*PROBLEM STATEMENT*.
Retype the opening lines of the data exactly, stopping after the line that contains "const Y_TICKS = [-1.0, -0.5, 0.0, 0.5, 1.0, 1.5, 2.0];". Skip every picture.

*SOURCE MATERIAL*.
▬▬▬▬▬▬▬▬▬▬
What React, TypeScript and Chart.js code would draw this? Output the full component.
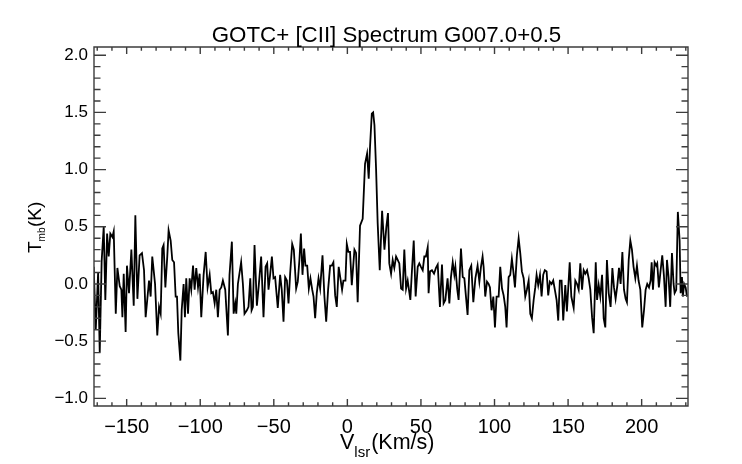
import React, { useEffect, useRef } from "react";
import { Chart, registerables } from "chart.js";

Chart.register(...registerables);

const TITLE = "GOTC+ [CII] Spectrum G007.0+0.5";
const X_TITLE_MAIN = "V";
const X_TITLE_SUB = "lsr";
const X_TITLE_TAIL = "(Km/s)";
const Y_TITLE_MAIN = "T";
const Y_TITLE_SUB = "mb";
const Y_TITLE_TAIL = "(K)";

const X_TICKS = [-150, -100, -50, 0, 50, 100, 150, 200];
const Y_TICKS = [-1.0, -0.5, 0.0, 0.5, 1.0, 1.5, 2.0];

const VELOCITY = [
  -172.4, -171.0, -169.4, -168.3, -167.0, -165.6, -164.5, -163.3, -162.2, -161.1,
  -159.7, -158.8, -157.4, -156.3, -154.7, -153.6, -152.9, -152.0, -150.7, -149.8,
  -148.4, -146.8, -145.2, -144.1, -142.7, -141.2, -139.6, -138.2, -137.1, -134.8,
  -133.7, -132.6, -130.7, -129.2, -128.0, -126.9, -125.8, -124.9, -123.7, -122.4,
  -121.5, -120.1, -119.0, -117.8, -116.7, -115.8, -114.9, -113.5, -112.6, -111.3,
  -110.4, -109.5, -108.3, -107.2, -106.1, -104.9, -103.8, -102.7, -101.5, -100.4,
  -99.3, -97.7, -96.3, -95.0, -93.6, -92.5, -91.4, -90.2, -89.1, -88.0,
  -86.8, -85.7, -84.6, -83.0, -81.2, -80.1, -78.5, -77.3, -76.2, -75.5,
  -74.4,
  -72.2, -71.0, -69.9, -68.3, -67.2, -66.0, -65.1, -64.2, -63.1, -61.5,
  -60.2, -58.6, -57.0, -55.6, -54.5, -53.6, -52.5, -51.3, -50.2, -49.1,
  -47.3, -45.7, -44.6, -43.4, -42.3, -41.1, -40.0, -38.9, -37.5, -36.4,
  -34.8, -33.7, -32.6, -31.6, -30.5, -29.4, -28.5, -27.3, -26.2, -25.1,
  -23.9, -23.0, -21.9, -20.8, -19.6, -18.5, -16.9, -15.6, -14.4, -13.1,
  -11.7, -10.6, -9.5, -8.3, -7.2, -5.9,
  -3.6, -2.7, -1.3, -0.4, 0.7, 1.8, 3.0, 4.8, 5.9, 7.0,
  8.6, 10.4, 12.0, 13.4, 14.5, 15.4, 16.6, 17.5, 18.4, 19.5,
  20.6, 22.0, 23.6, 25.2, 26.5, 27.6, 28.5, 29.7, 30.8, 31.9,
  33.1, 34.2, 35.3, 36.5, 37.6, 38.7, 39.9, 41.0, 42.8, 43.9,
  45.1, 46.4, 47.8, 48.9, 50.0, 51.2, 52.3, 53.4, 54.6, 55.2,
  56.2, 57.5, 58.9, 60.2, 61.4, 62.9, 64.3, 65.4, 66.6, 68.1,
  69.3, 70.4, 71.6, 72.7, 73.4, 74.7, 75.6, 77.2, 78.4, 79.5,
  80.6, 81.7, 82.9, 84.2, 85.6, 87.0, 88.5, 89.7, 90.8, 91.9,
  92.6, 93.7, 94.9, 96.0, 96.9, 98.0, 99.2, 100.3, 101.4, 102.8,
  103.9, 105.1, 106.2, 107.3, 108.2, 109.6, 110.7, 111.8, 112.8, 113.9,
  115.2, 116.4, 117.5, 118.6, 119.8, 120.9, 122.0, 123.2, 124.3, 125.4,
  126.6, 127.7, 128.6, 129.7, 130.9, 132.0, 133.1, 134.2, 135.4, 136.5,
  137.6, 138.8, 139.9, 141.0, 142.2, 143.3, 144.4, 145.6, 146.7, 148.1,
  149.2,
  151.1, 152.2, 153.8, 154.9, 156.1, 157.2, 158.3, 159.5, 160.6, 161.7,
  162.9, 164.0, 165.1, 166.3, 167.4, 168.8, 169.7, 170.8, 171.9, 173.1,
  174.2, 175.3, 176.4, 177.6, 178.9, 180.1, 181.2, 182.3, 183.5, 184.6,
  185.7, 186.9, 188.0, 189.1, 190.0, 191.2, 192.3, 193.4, 194.5, 195.7,
  196.8, 197.9, 199.1, 200.4, 201.6, 202.7, 203.8, 205.0, 206.1, 206.8,
  207.7, 208.8, 209.9, 210.6, 211.7, 212.9, 214.0, 215.1, 216.3, 217.2,
  218.3, 219.4, 220.6, 221.7, 222.4, 223.5, 224.6, 225.8, 226.5, 227.4,
  228.0, 228.9, 229.9, 230.8,
];

const TMB = [
  0.15, -0.40, 0.10, -0.60, 0.20, 0.50, -0.14, 0.44, 0.24, 0.44,
  0.41, 0.46, -0.26, 0.14, -0.02, -0.05, -0.29, 0.09, -0.42, 0.16,
  -0.08, 0.30, -0.19, 0.60, -0.13, 0.25, 0.27, 0.12, -0.29, 0.03,
  -0.11, 0.24, 0.00, -0.45, -0.20, -0.26, 0.31, 0.34, -0.03, 0.24,
  0.47, 0.38, 0.21, 0.19, -0.11, -0.11, -0.43, -0.67, -0.23, 0.00,
  -0.29, 0.05, -0.26, 0.05, -0.05, 0.16, -0.05, 0.14, -0.03, 0.09,
  -0.29, 0.08, 0.28, -0.03, 0.08, -0.08, -0.07, -0.17, -0.05, -0.29,
  -0.05, -0.03, 0.03, -0.05, -0.45, 0.08, 0.37, -0.26, -0.17, -0.26,
  0.00,
  0.19, 0.00, -0.26, -0.23, -0.20, 0.05, -0.23, -0.20, 0.34, -0.19,
  -0.01, 0.24, -0.29, 0.15, 0.18, -0.05, 0.08, 0.24, 0.05, 0.06,
  -0.21, 0.08, -0.05, -0.33, 0.06, 0.03, -0.17, 0.09, 0.35, 0.30,
  -0.04, 0.02, 0.21, 0.44, 0.08, 0.31, 0.16, 0.16, -0.04, 0.05,
  -0.05, -0.11, -0.30, -0.08, 0.05, -0.04, 0.25, -0.11, -0.33, -0.05,
  0.16, 0.16, 0.19, -0.10, -0.20, 0.15,
  -0.05, 0.03, 0.03, 0.35, 0.28, 0.28, -0.01, 0.30, 0.27, -0.16,
  0.51, 0.57, 1.05, 1.14, 0.92, 1.20, 1.49, 1.50, 1.39, 1.01,
  0.53, 0.12, 0.64, 0.30, 0.50, 0.62, 0.18, 0.09, 0.21, 0.14,
  0.24, 0.21, 0.18, -0.04, -0.05, 0.30, -0.04, 0.03, -0.14, 0.12,
  0.38, -0.11, 0.15, 0.18, 0.15, 0.12, 0.24, 0.24, 0.32, -0.08,
  0.11, 0.12, 0.09, 0.14, 0.17, -0.20, 0.17, -0.17, -0.14, 0.05,
  -0.17, 0.06, 0.19, 0.08, 0.15, -0.05, -0.14, 0.31, 0.06, 0.05,
  -0.11, -0.27, 0.12, 0.16, -0.16, 0.05, 0.16, 0.02, 0.15, 0.24,
  0.15, -0.11, 0.02, 0.00, -0.03, -0.23, -0.11, -0.38, -0.11, -0.11,
  0.15, -0.04, -0.10, -0.20, -0.38, 0.06, 0.08, 0.22, 0.11, -0.03,
  0.25, 0.40, 0.27, 0.11, 0.05, -0.11, -0.05, 0.03, -0.26, -0.30,
  -0.14, -0.03, 0.08, -0.01, 0.08, -0.11, 0.08, 0.12, 0.11, -0.10,
  0.02, 0.00, 0.03, -0.05, -0.14, -0.32, 0.03, 0.03, -0.32, -0.01,
  -0.24,
  0.19, -0.11, -0.21, 0.03, 0.00, -0.05, 0.18, -0.05, 0.12, 0.09,
  0.12, 0.05, -0.05, -0.29, -0.43, 0.19, -0.14, -0.01, -0.11, 0.08,
  -0.30, -0.38, 0.21, -0.08, -0.20, 0.14, -0.03, -0.13, -0.01, 0.14,
  0.00, 0.28, -0.05, -0.13, -0.16, 0.21, 0.38, 0.30, 0.15, 0.05,
  0.16, 0.03, -0.05, -0.38, -0.23, -0.05, 0.00, -0.03, 0.03, 0.19,
  -0.05, 0.19, 0.16, 0.18, -0.03, 0.12, 0.25, 0.08, -0.20, 0.21,
  0.06, -0.20, 0.27, 0.00, -0.08, -0.05, 0.63, 0.38, -0.08, 0.06,
  -0.11, 0.00, -0.03, -0.11,
];

const FONT = "'Liberation Sans', Arial, Helvetica, sans-serif";

function minusFmt(s: string): string {
  return s.replace("-", "\u2212");
}

const idlFramePlugin = {
  id: "idlFrame",
  afterDraw(chart: any) {
    const { ctx, chartArea: a, scales } = chart;
    const xs = scales.x;
    const ys = scales.y;
    ctx.save();
    ctx.strokeStyle = "#3c3c3c";
    ctx.lineWidth = 1.4;
    ctx.beginPath();
    ctx.rect(a.left, a.top, a.right - a.left, a.bottom - a.top);
    ctx.stroke();
    ctx.beginPath();
    // x ticks (minor every 10, major every 50)
    for (let k = -17; k <= 23; k++) {
      const v = k * 10;
      const px = xs.getPixelForValue(v);
      if (px < a.left - 0.5 || px > a.right + 0.5) continue;
      const len = k % 5 === 0 ? 7 : 3.7;
      ctx.moveTo(px, a.bottom);
      ctx.lineTo(px, a.bottom - len);
      ctx.moveTo(px, a.top);
      ctx.lineTo(px, a.top + len);
    }
    // y ticks (minor every 0.1, major every 0.5)
    for (let k = -10; k <= 20; k++) {
      const py = ys.getPixelForValue(k / 10);
      const len = k % 5 === 0 ? 12 : 6.5;
      ctx.moveTo(a.left, py);
      ctx.lineTo(a.left + len, py);
      ctx.moveTo(a.right, py);
      ctx.lineTo(a.right - len, py);
    }
    ctx.stroke();

    ctx.fillStyle = "#000";
    // Title
    ctx.font = `22.3px ${FONT}`;
    ctx.textAlign = "center";
    ctx.textBaseline = "alphabetic";
    ctx.fillText(TITLE, 386.5, 41.5);

    // X axis title with subscript
    ctx.textAlign = "left";
    let x = 340;
    const xb = 449;
    ctx.font = `21.5px ${FONT}`;
    ctx.fillText(X_TITLE_MAIN, x, xb);
    x += ctx.measureText(X_TITLE_MAIN).width;
    ctx.font = `15px ${FONT}`;
    ctx.fillText(X_TITLE_SUB, x, xb + 8);
    x += ctx.measureText(X_TITLE_SUB).width + 1;
    ctx.font = `21.5px ${FONT}`;
    ctx.fillText(X_TITLE_TAIL, x, xb);

    // Y axis title (rotated) with subscript
    ctx.translate(41, 253);
    ctx.rotate(-Math.PI / 2);
    let y = 0;
    ctx.font = `19px ${FONT}`;
    ctx.fillText(Y_TITLE_MAIN, y, 0);
    y += ctx.measureText(Y_TITLE_MAIN).width;
    ctx.font = `10px ${FONT}`;
    ctx.fillText(Y_TITLE_SUB, y, 4);
    y += ctx.measureText(Y_TITLE_SUB).width + 0.5;
    ctx.font = `19px ${FONT}`;
    ctx.fillText(Y_TITLE_TAIL, y, 0);
    ctx.restore();
  },
};

export default function App() {
  const ref = useRef<HTMLCanvasElement>(null);

  useEffect(() => {
    const canvas = ref.current;
    if (!canvas) return;
    const points = VELOCITY.map((v, i) => ({ x: v, y: TMB[i] }));
    const chart = new Chart(canvas, {
      type: "line",
      data: {
        datasets: [
          {
            data: points,
            borderColor: "#000",
            borderWidth: 1.8,
            pointRadius: 0,
            tension: 0,
            fill: false,
          },
        ],
      },
      options: {
        responsive: false,
        animation: false,
        devicePixelRatio: 1,
        layout: { padding: { top: 47, right: 54, left: 0, bottom: 0 } },
        plugins: {
          legend: { display: false },
          tooltip: { enabled: false },
          title: { display: false },
        },
        scales: {
          x: {
            type: "linear",
            min: -172.2,
            max: 231.5,
            grid: { display: false, drawTicks: false },
            border: { display: false },
            afterBuildTicks: (s: any) => {
              s.ticks = X_TICKS.map((value) => ({ value }));
            },
            afterFit: (s: any) => {
              s.height = 58;
            },
            ticks: {
              color: "#000",
              padding: 9,
              maxRotation: 0,
              autoSkip: false,
              font: { family: FONT, size: 20 },
              callback: (v: any) => minusFmt(String(v)),
            },
          },
          y: {
            type: "linear",
            min: -1.067,
            max: 2.072,
            grid: { display: false, drawTicks: false },
            border: { display: false },
            afterBuildTicks: (s: any) => {
              s.ticks = Y_TICKS.map((value) => ({ value }));
            },
            afterFit: (s: any) => {
              s.width = 94;
            },
            ticks: {
              color: "#000",
              padding: 6,
              autoSkip: false,
              font: { family: FONT, size: 17 },
              callback: (v: any) => minusFmt(Number(v).toFixed(1)),
            },
          },
        },
      },
      plugins: [idlFramePlugin],
    });
    return () => chart.destroy();
  }, []);

  return (
    <div style={{ position: "fixed", left: 0, top: 0, width: 742, height: 464, background: "#fff" }}>
      <canvas ref={ref} width={742} height={464} style={{ width: 742, height: 464, display: "block" }} />
    </div>
  );
}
▬▬▬▬▬▬▬▬▬▬
*SOLUTION BELOW*.
What React, TypeScript and Chart.js code would draw this? Output the full component.
import React, { useEffect, useRef } from "react";
import { Chart, registerables } from "chart.js";

Chart.register(...registerables);

const TITLE = "GOTC+ [CII] Spectrum G007.0+0.5";
const X_TITLE_MAIN = "V";
const X_TITLE_SUB = "lsr";
const X_TITLE_TAIL = "(Km/s)";
const Y_TITLE_MAIN = "T";
const Y_TITLE_SUB = "mb";
const Y_TITLE_TAIL = "(K)";

const X_TICKS = [-150, -100, -50, 0, 50, 100, 150, 200];
const Y_TICKS = [-1.0, -0.5, 0.0, 0.5, 1.0, 1.5, 2.0];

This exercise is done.